Passover begins with liberation, but it does not end there. Freedom opens a door. A people still have to learn how to live. That is the lesson that makes Maimonides so important. He understood that a nation remains alive when its truths can still be taught, carried, and practiced in an ordered way.
That conviction stands behind Maimonides’ Mishneh Torah, his great code of Jewish law. He wrote it because Jewish law had become too vast and too scattered for many ordinary Jews to hold together with confidence. His solution was immense. He gathered the Oral Law into one structured book so that a reader could move from the Written Torah into an ordered life.
The ambition of the Mishneh Torah still shocks. Maimonides was building a complete framework for Jewish life. He spent about ten years on the work. He drew from the Babylonian Talmud, the Jerusalem Talmud, and other legal traditions, then arranged the whole into fourteen books. The structure itself teaches.
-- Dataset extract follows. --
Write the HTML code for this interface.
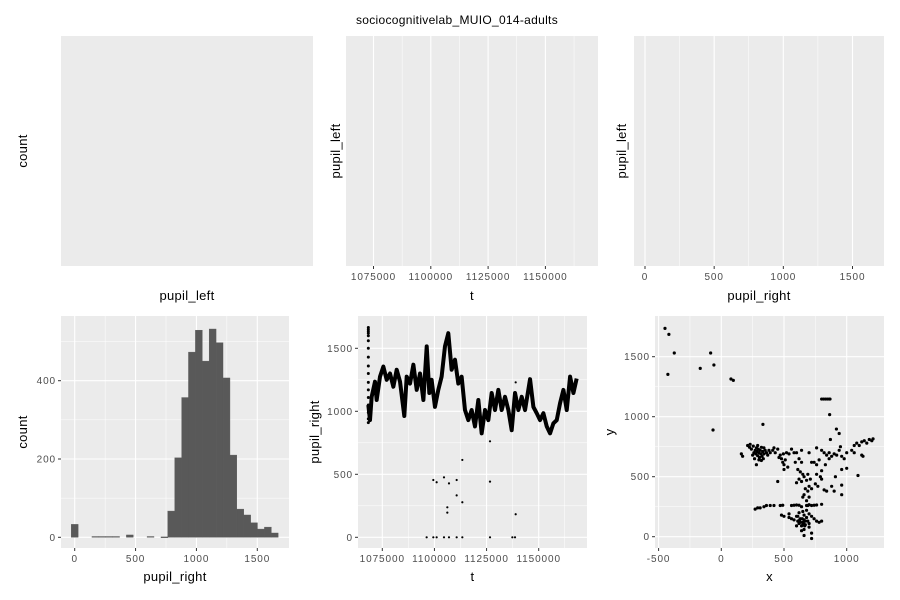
<!DOCTYPE html>
<html><head><meta charset="utf-8"><style>
body{margin:0;background:#fff;}
svg{display:block;font-family:"Liberation Sans",sans-serif;}
</style></head><body>
<svg id="c" width="900" height="600" xmlns="http://www.w3.org/2000/svg">
<text x="457" y="24" font-size="12" letter-spacing="0.3" text-anchor="middle">sociocognitivelab_MUIO_014-adults</text>
</svg>
<script>
// histogram data
const histCenters=[0,170,227,283,340,453,623,737,793,850,907,963,1020,1077,1133,1190,1247,1303,1360,1417,1473,1530,1587,1643];
const histCounts=[33,2,2,2,2,6,2,1,67,203,357,473,529,450,532,497,407,210,72,57,37,21,26,11];
const histBinWidth=56.7;
// time series
const tsT=[1068300,1069100,1069900,1071500,1072300,1073900,1075500,1077100,1078700,1080300,1081900,1083500,1085550,1086700,1088300,1089900,1091500,1093100,1094700,1096300,1097550,1098650,1100250,1101850,1103450,1105050,1106650,1108250,1109850,1111450,1113050,1114650,1116250,1117850,1119450,1121050,1122650,1124250,1125850,1127450,1129050,1130650,1132250,1133850,1135450,1137050,1138650,1140250,1141850,1143450,1145850,1147450,1149050,1150650,1152250,1153850,1155450,1157050,1158650,1160250,1161850,1163450,1165050,1166650,1168200];
const tsV=[1050,930,1115,1235,1090,1275,1355,1250,1300,1195,1330,1235,963,1275,1220,1370,1170,1300,1090,1515,1145,1250,1035,1170,1275,1515,1620,1330,1410,1220,1275,1010,930,1010,880,1090,825,1010,930,1145,1010,1170,1010,1115,1010,850,1145,1010,1115,1010,1255,1035,985,930,985,880,825,905,930,1065,1170,1010,1275,1145,1260];
const spikeT=1068300;
const spikeV=[1665,1650,1635,1620,1600,1560,1500,1430,1360,1300,1230,1170,1110,1050,990,940,910];
const outT=[1096267,1099464,1101063,1104582,1106980,1110658,1113376,1126648,1137361,1138640,1099464,1101063,1104582,1106980,1110658,1110658,1106181,1106181,1113376,1113376,1126648,1126648,1138960,1138960];
const outV=[0,0,0,0,0,0,0,0,0,0,455,437,476,428,455,333,238,196,278,614,762,442,183,1230];
// gaze scatter
const gazeX=[-449,-418,-375,-426,-168,-85,-59,77,96,-66,332,800,815,830,845,860,867,864,918,
210,225,240,255,260,270,275,280,285,290,295,300,305,310,315,320,325,330,335,340,350,360,370,380,390,250,265,300,320,280,160,170,230,290,340,
410,430,450,470,480,490,500,510,520,530,540,560,420,460,495,500,450,
600,620,640,610,630,650,620,600,640,660,680,700,670,690,720,650,680,660,700,690,710,740,760,780,760,790,750,770,800,720,700,640,580,590,
540,560,580,600,610,620,630,640,650,660,670,680,690,700,660,640,620,650,680,700,720,740,760,780,800,600,700,660,640,680,720,560,580,600,620,700,740,760,800,540,500,480,720,660,720,690,630,650,670,645,655,665,610,625,
270,290,310,340,360,390,420,470,490,
840,860,880,900,920,940,960,950,1000,1040,1060,1080,1100,1120,1140,1160,1180,1210,1200,1120,1130,1060,980,1000,960,910,880,900,840,820,960,960,1090,870,940,800,830,860,820,800,760];
const gazeY=[1736,1686,1531,1353,1403,1531,1431,1314,1303,889,936,1147,1147,1147,1147,1147,1147,1017,897,
760,745,730,755,700,720,690,740,710,675,730,700,660,720,690,745,670,710,650,690,720,700,680,720,700,680,650,640,635,600,690,670,770,760,740,
720,700,730,680,650,620,600,640,700,580,690,730,740,660,690,560,460,
700,650,620,560,540,520,480,450,460,500,470,420,400,380,400,330,300,350,330,520,480,620,600,640,520,500,440,420,480,620,700,720,700,620,
160,150,140,170,130,110,150,90,120,140,100,160,130,110,60,50,200,210,220,190,170,150,130,120,130,90,80,180,250,260,260,260,262,264,262,266,262,264,270,190,170,180,30,10,-15,260,120,100,130,150,110,90,170,140,
230,240,240,250,260,260,260,260,262,
680,700,670,690,680,720,670,750,700,720,760,780,760,790,800,780,810,815,800,680,670,700,650,570,560,500,420,380,380,390,430,350,510,810,860,550,600,650,700,720,740];

const svg=document.getElementById('c');
const NS='http://www.w3.org/2000/svg';
function mk(tag,attrs,parent){const e=document.createElementNS(NS,tag);for(const k in attrs)e.setAttribute(k,attrs[k]);(parent||svg).appendChild(e);return e;}
function lin(d0,d1,p0,p1){return v=>p0+(v-d0)*(p1-p0)/(d1-d0);}

function panel(name,x0,x1,y0,y1,opt){
  const g=mk('g',{});
  
  
  const bg=mk('rect',{x:x0,y:y0,width:x1-x0,height:y1-y0,fill:'#ebebeb'},g);
  
  
  if(opt.xs){
    (opt.xminor||[]).forEach(v=>mk('line',{x1:opt.xs(v),x2:opt.xs(v),y1:y0,y2:y1,stroke:'#fff','stroke-width':0.5},g));
    opt.xticks.forEach((v,i)=>{const p=opt.xs(v);
      mk('line',{x1:p,x2:p,y1:y0,y2:y1,stroke:'#fff','stroke-width':1.1},g);
      mk('line',{x1:p,x2:p,y1:y1,y2:y1+3,stroke:'#333','stroke-width':1},g);
      const t=mk('text',{x:p,y:y1+14,'font-size':10,'letter-spacing':0.9,fill:'#4d4d4d','text-anchor':'middle'},g);t.textContent=opt.xlabels[i];
      
      
    });
  }
  if(opt.ys){
    (opt.yminor||[]).forEach(v=>mk('line',{x1:x0,x2:x1,y1:opt.ys(v),y2:opt.ys(v),stroke:'#fff','stroke-width':0.5},g));
    opt.yticks.forEach((v,i)=>{const p=opt.ys(v);
      mk('line',{x1:x0,x2:x1,y1:p,y2:p,stroke:'#fff','stroke-width':1.1},g);
      mk('line',{x1:x0-3,x2:x0,y1:p,y2:p,stroke:'#333','stroke-width':1},g);
      const t=mk('text',{x:x0-5,y:p+3.5,'font-size':10,'letter-spacing':0.9,fill:'#4d4d4d','text-anchor':'end'},g);t.textContent=opt.ylabels[i];
      
      
    });
  }
  const xt=mk('text',{x:(x0+x1)/2,y:opt.xty,'font-size':13,'letter-spacing':0.3,'text-anchor':'middle'},g);xt.textContent=opt.xtitle;
  
  
  const yt=mk('text',{x:0,y:0,'font-size':13,'letter-spacing':0.3,'text-anchor':'middle',transform:`translate(${opt.ytx},${(y0+y1)/2}) rotate(-90)`},g);yt.textContent=opt.ytitle;
  
  
  return g;
}
// top row
panel('panel-pupil-left-hist',61,313,36,266,{xtitle:'pupil_left',xty:300,ytitle:'count',ytx:27});
const tTop=lin(1075000,1150000,373.5,545.4);
panel('panel-pupil-left-vs-t',346,598,36,266,{xs:tTop,xticks:[1075000,1100000,1125000,1150000],xlabels:['1075000','1100000','1125000','1150000'],xminor:[1062500,1087500,1112500,1137500,1162500],xtitle:'t',xty:300,ytitle:'pupil_left',ytx:340});
const prTop=lin(0,1500,645,852.5);
panel('panel-pupil-left-vs-right',634,884,36,266,{xs:prTop,xticks:[0,500,1000,1500],xlabels:['0','500','1000','1500'],xminor:[250,750,1250],xtitle:'pupil_right',xty:300,ytitle:'pupil_left',ytx:626});

// bottom-left histogram
const hx=lin(0,1500,74.7,257.3), hy=lin(0,400,537.3,380.7);
const g1=panel('panel-pupil-right-hist',61,289,316,548,{xs:hx,xticks:[0,500,1000,1500],xlabels:['0','500','1000','1500'],xminor:[250,750,1250],ys:hy,yticks:[0,200,400],ylabels:['0','200','400'],yminor:[100,300,500],xtitle:'pupil_right',xty:581,ytitle:'count',ytx:27});
histCenters.forEach((c,i)=>{
  const r=mk('rect',{x:hx(c-histBinWidth/2),y:hy(histCounts[i]),width:hx(c+histBinWidth/2)-hx(c-histBinWidth/2),height:Math.max(0.8,hy(0)-hy(histCounts[i])),fill:'#595959',stroke:'#595959','stroke-width':0.4},g1);
  
  
});

// bottom-middle time series
const tx=lin(1075000,1150000,382.3,538.7), ty=lin(0,1500,537.3,348.3);
const g2=panel('panel-pupil-right-vs-t',358,587,316,548,{xs:tx,xticks:[1075000,1100000,1125000,1150000],xlabels:['1075000','1100000','1125000','1150000'],xminor:[1062500,1087500,1112500,1137500,1162500],ys:ty,yticks:[0,500,1000,1500],ylabels:['0','500','1000','1500'],yminor:[250,750,1250],xtitle:'t',xty:581,ytitle:'pupil_right',ytx:319});
const pl=mk('polyline',{points:tsT.map((t,i)=>tx(t)+','+ty(tsV[i])).join(' '),fill:'none',stroke:'#000','stroke-width':4,'stroke-linejoin':'round'},g2);


spikeV.forEach(v=>{const c=mk('circle',{cx:tx(spikeT),cy:ty(v),r:1.5,fill:'#000'},g2);
  
  });
outT.forEach((t,i)=>{const c=mk('circle',{cx:tx(t),cy:ty(outV[i]),r:1.1,fill:'#000'},g2);
  
  });

// bottom-right gaze scatter
const gx=lin(0,1000,721.3,846.7), gy=lin(0,1500,536.7,356.7);
const g3=panel('panel-gaze-xy',655,884,316,548,{xs:gx,xticks:[-500,0,500,1000],xlabels:['-500','0','500','1000'],xminor:[-250,250,750],ys:gy,yticks:[0,500,1000,1500],ylabels:['0','500','1000','1500'],yminor:[250,750,1250],xtitle:'x',xty:581,ytitle:'y',ytx:614});
gazeX.forEach((x,i)=>{const c=mk('circle',{cx:gx(x),cy:gy(gazeY[i]),r:1.6,fill:'#000'},g3);
  
  });
</script>
</body></html>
He begins with the Book of Knowledge, placing first principles at the front: God, Torah, and the foundations of belief. From there he moves to prayer and devotion, sacred times, marriage and family, vows, holiness, agriculture, sacrifices, purity, damages, commerce, justice, judges, kingship, and the messianic future.
That order reveals his mind. He believed a serious life needs structure. Thought must be sound. Worship must be regular. Family must be governed. Trade must be just. Courts must be trustworthy. Public life must rest on law. He was not arranging information. He was shaping a civilization.
The first great lesson in the Mishneh Torah is that clarity preserves inheritance. A tradition weakens when it becomes too hard to navigate. People still respect it, but fewer people can live it in full. Some inherit fragments. Some learn habits without reasons. Some rely on specialists for every question. Maimonides saw this danger clearly. He wanted Jewish law to be accessible without making it shallow. He wanted people to know what they were doing and why they were doing it. That is why the Mishneh Torah matters so much. It turns a sprawling inheritance into a livable order. That lesson reaches beyond Judaism. Every civilization faces the same problem. Wisdom can accumulate until it becomes too heavy to carry. At that point, preservation requires more than reverence. It requires form.